JSON.setGson(new GsonBuilder()
.registerTypeAdapter(Secret.class, new SecretDeserializer())
.registerTypeAdapter(Secret.class, new SecretSerializer())
.create());
And that’s it. The downside of this solution is you need to be able to add the format keyword to your OpenAPI
spec. Which isn’t always possible if you’re the consumer of a specification produced by some third party.
You also need to remember to add the format keyword to every sensitive field in your spec. And we still have the
issue where a reviewer needs to spot its absence to notice a leak, which isn’t easy.
But having the specification list which fields are sensitive is great documentation. Especially for data like identifiers, where it isn’t always obvious if it’s personally identifiable information or not.
What this solution doesn’t do
A lot.
Again there’s no one way to keep logs clean. This post is purley about keeping sensitive data out of generated
toString() implementations.
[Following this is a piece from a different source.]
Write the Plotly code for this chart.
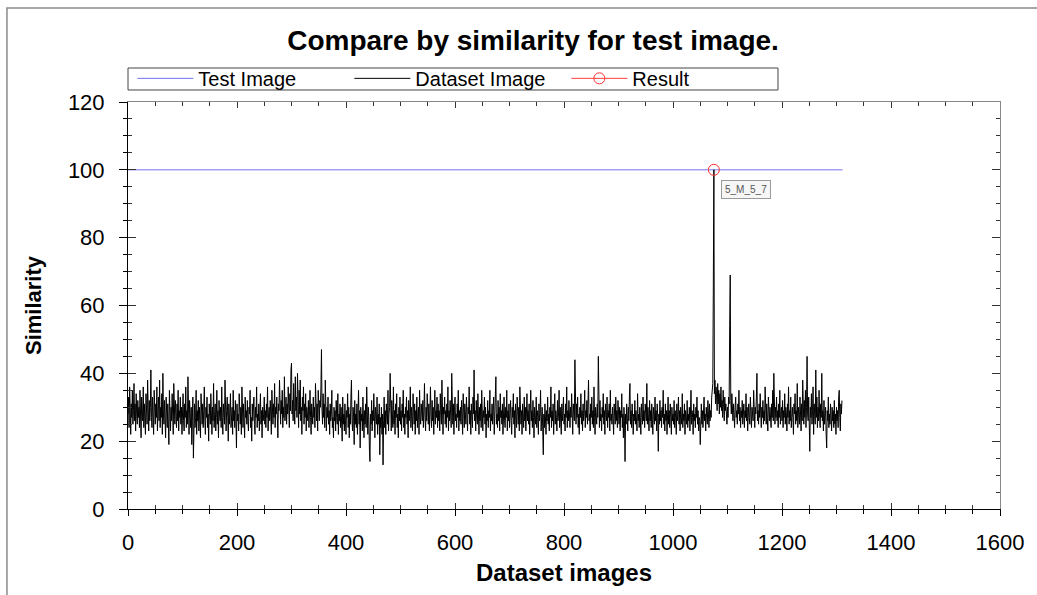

It doesn’t protect the secret once it’s serialised back to JSON or once it’s pulled out
of our wrapper class. So you’ll also want to look at things like runtime log scanning and automatic redaction. You
may want a better name for the wrapper class too. Secret could imply some in-memory protections what this
implementation doesn’t have.
But that’s why this is such an annoying problem. A safe toString() is just the first step in preventing a value
from hitting your logs. And it’s something most Java devs learn about in their first year. So why is this so tedious?